** STORED DATA **

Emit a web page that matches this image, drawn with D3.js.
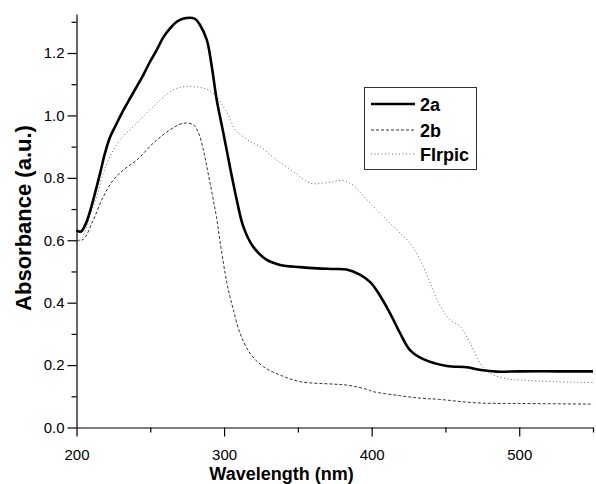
<!DOCTYPE html>
<html>
<head>
<meta charset="utf-8">
<script src="https://cdn.jsdelivr.net/npm/d3@7"></script>
<style>
  html, body { margin: 0; padding: 0; background: #fff; }
  svg { display: block; font-family: Arial, "Liberation Sans", sans-serif; }
</style>
</head>
<body>
<svg id="chart" width="596" height="484"></svg>
<script>
// Wavelength (nm) / absorbance (a.u.)
const wl2a = [200,203,206,209,212.5,216,219.3,222.7,227.3,231.7,236.3,240.8,245.3,249.8,254.4,258.8,263.4,267.9,272,280,283.7,288.3,291.7,295,299.5,304,308.6,313.1,319.9,329,338,351.5,363,375,383,392,399,404,412.5,419.3,426,435,451,464.5,474,485,500,525,550];
const abs2a = [0.632,0.628,0.650,0.690,0.750,0.815,0.879,0.930,0.975,1.016,1.055,1.092,1.130,1.172,1.210,1.250,1.279,1.300,1.310,1.310,1.290,1.242,1.156,1.050,0.944,0.835,0.729,0.643,0.578,0.537,0.521,0.514,0.510,0.508,0.506,0.490,0.466,0.435,0.366,0.302,0.248,0.219,0.197,0.193,0.184,0.179,0.180,0.180,0.180];

const wl2b = [200,204.6,211.4,218.2,225,231.7,240.8,252,263.4,272.4,279.2,282.6,286,288.3,290.5,292.7,295,297.3,301.8,304,306.3,310.8,317.6,326.6,338,351.5,374,383,397,401,419,432.9,446,471,500,550];
const abs2b = [0.598,0.603,0.665,0.740,0.793,0.825,0.857,0.911,0.954,0.975,0.970,0.945,0.889,0.836,0.783,0.729,0.670,0.595,0.465,0.419,0.377,0.302,0.238,0.195,0.168,0.147,0.139,0.136,0.122,0.115,0.102,0.094,0.090,0.079,0.077,0.075];

const wlFI = [200,204,209,213.7,218.2,222.7,229.5,240.8,252,263.4,270.2,279.2,288.3,292.7,295,299.5,303,308,313.1,317.6,324.4,335.7,347,358.3,367.3,374.1,380.9,387.7,396.7,405.8,417.1,426.1,432.9,439.7,446.4,453.2,460,466.8,473.6,480.3,491.7,500.7,523.3,550];
const absFI = [0.595,0.610,0.676,0.740,0.815,0.868,0.921,0.975,1.028,1.076,1.090,1.092,1.084,1.071,1.060,1.028,1.000,0.950,0.932,0.916,0.900,0.857,0.820,0.783,0.783,0.788,0.791,0.775,0.730,0.686,0.633,0.590,0.537,0.462,0.390,0.345,0.323,0.270,0.206,0.174,0.156,0.152,0.147,0.144];

const seriesNames = ["2a", "2b", "FIrpic"];
const xMajorTicks = [200, 300, 400, 500];
const xMinorTicks = [250, 350, 450, 550];
const yMajorTicks = [0.0, 0.2, 0.4, 0.6, 0.8, 1.0, 1.2];
const yMinorTicks = [0.1, 0.3, 0.5, 0.7, 0.9, 1.1, 1.3];

const svg = d3.select("#chart");
const x = d3.scaleLinear().domain([200, 550]).range([76.5, 593]);
const y = d3.scaleLinear().domain([0, 1.325]).range([427.5, 14]);

const styles = [
  { stroke: "#000", width: 2.6, dash: null },
  { stroke: "#333", width: 1, dash: "3,2" },
  { stroke: "#666", width: 1, dash: "1,2.5" }
];
const data = [
  d3.zip(wl2a, abs2a),
  d3.zip(wl2b, abs2b),
  d3.zip(wlFI, absFI)
];

const line = d3.line().x(d => x(d[0])).y(d => y(d[1])).curve(d3.curveCatmullRom.alpha(0.5));

// draw in order FIrpic, 2b, 2a so solid is on top
[2, 1, 0].forEach(i => {
  svg.append("path")
    .datum(data[i])
    .attr("fill", "none")
    .attr("stroke", styles[i].stroke)
    .attr("stroke-width", styles[i].width)
    .attr("stroke-dasharray", styles[i].dash)
    .attr("stroke-linejoin", "round")
    .attr("d", line);
});

// X axis
const xAxis = svg.append("g").attr("transform", `translate(0,${y(0)})`);
xAxis.call(d3.axisBottom(x).tickValues(xMajorTicks).tickSize(9).tickSizeOuter(0).tickFormat(d3.format("d")));
xAxis.select(".domain").attr("stroke", "#000").attr("stroke-width", 1.2);
xAxis.selectAll(".tick line").attr("stroke", "#000").attr("stroke-width", 1.2);
xAxis.selectAll(".tick text").attr("font-size", 15).attr("fill", "#000").attr("dy", "1.35em")
  .attr("font-family", "Arial, 'Liberation Sans', sans-serif");
const xMinor = svg.append("g").attr("transform", `translate(0,${y(0)})`);
xMinor.call(d3.axisBottom(x).tickValues(xMinorTicks).tickSize(5).tickSizeOuter(0).tickFormat(""));
xMinor.select(".domain").remove();
xMinor.selectAll(".tick line").attr("stroke", "#000").attr("stroke-width", 1.2);

// Y axis
const yAxis = svg.append("g").attr("transform", `translate(${x(200)},0)`);
yAxis.call(d3.axisLeft(y).tickValues(yMajorTicks).tickSize(9).tickSizeOuter(0).tickFormat(d3.format(".1f")));
yAxis.select(".domain").attr("stroke", "#000").attr("stroke-width", 1.2);
yAxis.selectAll(".tick line").attr("stroke", "#000").attr("stroke-width", 1.2);
yAxis.selectAll(".tick text").attr("font-size", 15).attr("fill", "#000").attr("x", -12)
  .attr("font-family", "Arial, 'Liberation Sans', sans-serif");
const yMinor = svg.append("g").attr("transform", `translate(${x(200)},0)`);
yMinor.call(d3.axisLeft(y).tickValues(yMinorTicks).tickSize(5).tickSizeOuter(0).tickFormat(""));
yMinor.select(".domain").remove();
yMinor.selectAll(".tick line").attr("stroke", "#000").attr("stroke-width", 1.2);

// Axis titles
svg.append("text")
  .attr("x", 281.5).attr("y", 480)
  .attr("text-anchor", "middle")
  .attr("font-size", 18).attr("font-weight", "bold")
  .text("Wavelength (nm)");
svg.append("text")
  .attr("transform", "translate(31,218) rotate(-90)")
  .attr("text-anchor", "middle")
  .attr("font-size", 22).attr("font-weight", "bold")
  .text("Absorbance (a.u.)");

// Legend
const legend = svg.append("g");
legend.append("rect")
  .attr("x", 364.5).attr("y", 87.5).attr("width", 112).attr("height", 82)
  .attr("fill", "#fff").attr("stroke", "#333").attr("stroke-width", 1);
const legY = [104, 130, 154];
seriesNames.forEach((name, i) => {
  legend.append("line")
    .attr("x1", 371).attr("x2", 415).attr("y1", legY[i]).attr("y2", legY[i])
    .attr("stroke", styles[i].stroke).attr("stroke-width", styles[i].width)
    .attr("stroke-dasharray", styles[i].dash);
  legend.append("text")
    .attr("x", 420).attr("y", legY[i] + 6.5)
    .attr("font-size", 18).attr("font-weight", "bold")
    .text(name);
});
</script>
</body>
</html>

** EXERCISE TASK **
Pictures are excluded; copy all other data exactly as shown.

** WRITTEN ANSWER **
Emit a web page that matches this image, drawn with D3.js.
<!DOCTYPE html>
<html>
<head>
<meta charset="utf-8">
<script src="https://cdn.jsdelivr.net/npm/d3@7"></script>
<style>
  html, body { margin: 0; padding: 0; background: #fff; }
  svg { display: block; font-family: Arial, "Liberation Sans", sans-serif; }
</style>
</head>
<body>
<svg id="chart" width="596" height="484"></svg>
<script>
// Wavelength (nm) / absorbance (a.u.)
const wl2a = [200,203,206,209,212.5,216,219.3,222.7,227.3,231.7,236.3,240.8,245.3,249.8,254.4,258.8,263.4,267.9,272,280,283.7,288.3,291.7,295,299.5,304,308.6,313.1,319.9,329,338,351.5,363,375,383,392,399,404,412.5,419.3,426,435,451,464.5,474,485,500,525,550];
const abs2a = [0.632,0.628,0.650,0.690,0.750,0.815,0.879,0.930,0.975,1.016,1.055,1.092,1.130,1.172,1.210,1.250,1.279,1.300,1.310,1.310,1.290,1.242,1.156,1.050,0.944,0.835,0.729,0.643,0.578,0.537,0.521,0.514,0.510,0.508,0.506,0.490,0.466,0.435,0.366,0.302,0.248,0.219,0.197,0.193,0.184,0.179,0.180,0.180,0.180];

const wl2b = [200,204.6,211.4,218.2,225,231.7,240.8,252,263.4,272.4,279.2,282.6,286,288.3,290.5,292.7,295,297.3,301.8,304,306.3,310.8,317.6,326.6,338,351.5,374,383,397,401,419,432.9,446,471,500,550];
const abs2b = [0.598,0.603,0.665,0.740,0.793,0.825,0.857,0.911,0.954,0.975,0.970,0.945,0.889,0.836,0.783,0.729,0.670,0.595,0.465,0.419,0.377,0.302,0.238,0.195,0.168,0.147,0.139,0.136,0.122,0.115,0.102,0.094,0.090,0.079,0.077,0.075];

const wlFI = [200,204,209,213.7,218.2,222.7,229.5,240.8,252,263.4,270.2,279.2,288.3,292.7,295,299.5,303,308,313.1,317.6,324.4,335.7,347,358.3,367.3,374.1,380.9,387.7,396.7,405.8,417.1,426.1,432.9,439.7,446.4,453.2,460,466.8,473.6,480.3,491.7,500.7,523.3,550];
const absFI = [0.595,0.610,0.676,0.740,0.815,0.868,0.921,0.975,1.028,1.076,1.090,1.092,1.084,1.071,1.060,1.028,1.000,0.950,0.932,0.916,0.900,0.857,0.820,0.783,0.783,0.788,0.791,0.775,0.730,0.686,0.633,0.590,0.537,0.462,0.390,0.345,0.323,0.270,0.206,0.174,0.156,0.152,0.147,0.144];

const seriesNames = ["2a", "2b", "FIrpic"];
const xMajorTicks = [200, 300, 400, 500];
const xMinorTicks = [250, 350, 450, 550];
const yMajorTicks = [0.0, 0.2, 0.4, 0.6, 0.8, 1.0, 1.2];
const yMinorTicks = [0.1, 0.3, 0.5, 0.7, 0.9, 1.1, 1.3];

const svg = d3.select("#chart");
const x = d3.scaleLinear().domain([200, 550]).range([76.5, 593]);
const y = d3.scaleLinear().domain([0, 1.325]).range([427.5, 14]);

const styles = [
  { stroke: "#000", width: 2.6, dash: null },
  { stroke: "#333", width: 1, dash: "3,2" },
  { stroke: "#666", width: 1, dash: "1,2.5" }
];
const data = [
  d3.zip(wl2a, abs2a),
  d3.zip(wl2b, abs2b),
  d3.zip(wlFI, absFI)
];

const line = d3.line().x(d => x(d[0])).y(d => y(d[1])).curve(d3.curveCatmullRom.alpha(0.5));

// draw in order FIrpic, 2b, 2a so solid is on top
[2, 1, 0].forEach(i => {
  svg.append("path")
    .datum(data[i])
    .attr("fill", "none")
    .attr("stroke", styles[i].stroke)
    .attr("stroke-width", styles[i].width)
    .attr("stroke-dasharray", styles[i].dash)
    .attr("stroke-linejoin", "round")
    .attr("d", line);
});

// X axis
const xAxis = svg.append("g").attr("transform", `translate(0,${y(0)})`);
xAxis.call(d3.axisBottom(x).tickValues(xMajorTicks).tickSize(9).tickSizeOuter(0).tickFormat(d3.format("d")));
xAxis.select(".domain").attr("stroke", "#000").attr("stroke-width", 1.2);
xAxis.selectAll(".tick line").attr("stroke", "#000").attr("stroke-width", 1.2);
xAxis.selectAll(".tick text").attr("font-size", 15).attr("fill", "#000").attr("dy", "1.35em")
  .attr("font-family", "Arial, 'Liberation Sans', sans-serif");
const xMinor = svg.append("g").attr("transform", `translate(0,${y(0)})`);
xMinor.call(d3.axisBottom(x).tickValues(xMinorTicks).tickSize(5).tickSizeOuter(0).tickFormat(""));
xMinor.select(".domain").remove();
xMinor.selectAll(".tick line").attr("stroke", "#000").attr("stroke-width", 1.2);

// Y axis
const yAxis = svg.append("g").attr("transform", `translate(${x(200)},0)`);
yAxis.call(d3.axisLeft(y).tickValues(yMajorTicks).tickSize(9).tickSizeOuter(0).tickFormat(d3.format(".1f")));
yAxis.select(".domain").attr("stroke", "#000").attr("stroke-width", 1.2);
yAxis.selectAll(".tick line").attr("stroke", "#000").attr("stroke-width", 1.2);
yAxis.selectAll(".tick text").attr("font-size", 15).attr("fill", "#000").attr("x", -12)
  .attr("font-family", "Arial, 'Liberation Sans', sans-serif");
const yMinor = svg.append("g").attr("transform", `translate(${x(200)},0)`);
yMinor.call(d3.axisLeft(y).tickValues(yMinorTicks).tickSize(5).tickSizeOuter(0).tickFormat(""));
yMinor.select(".domain").remove();
yMinor.selectAll(".tick line").attr("stroke", "#000").attr("stroke-width", 1.2);

// Axis titles
svg.append("text")
  .attr("x", 281.5).attr("y", 480)
  .attr("text-anchor", "middle")
  .attr("font-size", 18).attr("font-weight", "bold")
  .text("Wavelength (nm)");
svg.append("text")
  .attr("transform", "translate(31,218) rotate(-90)")
  .attr("text-anchor", "middle")
  .attr("font-size", 22).attr("font-weight", "bold")
  .text("Absorbance (a.u.)");

// Legend
const legend = svg.append("g");
legend.append("rect")
  .attr("x", 364.5).attr("y", 87.5).attr("width", 112).attr("height", 82)
  .attr("fill", "#fff").attr("stroke", "#333").attr("stroke-width", 1);
const legY = [104, 130, 154];
seriesNames.forEach((name, i) => {
  legend.append("line")
    .attr("x1", 371).attr("x2", 415).attr("y1", legY[i]).attr("y2", legY[i])
    .attr("stroke", styles[i].stroke).attr("stroke-width", styles[i].width)
    .attr("stroke-dasharray", styles[i].dash);
  legend.append("text")
    .attr("x", 420).attr("y", legY[i] + 6.5)
    .attr("font-size", 18).attr("font-weight", "bold")
    .text(name);
});
</script>
</body>
</html>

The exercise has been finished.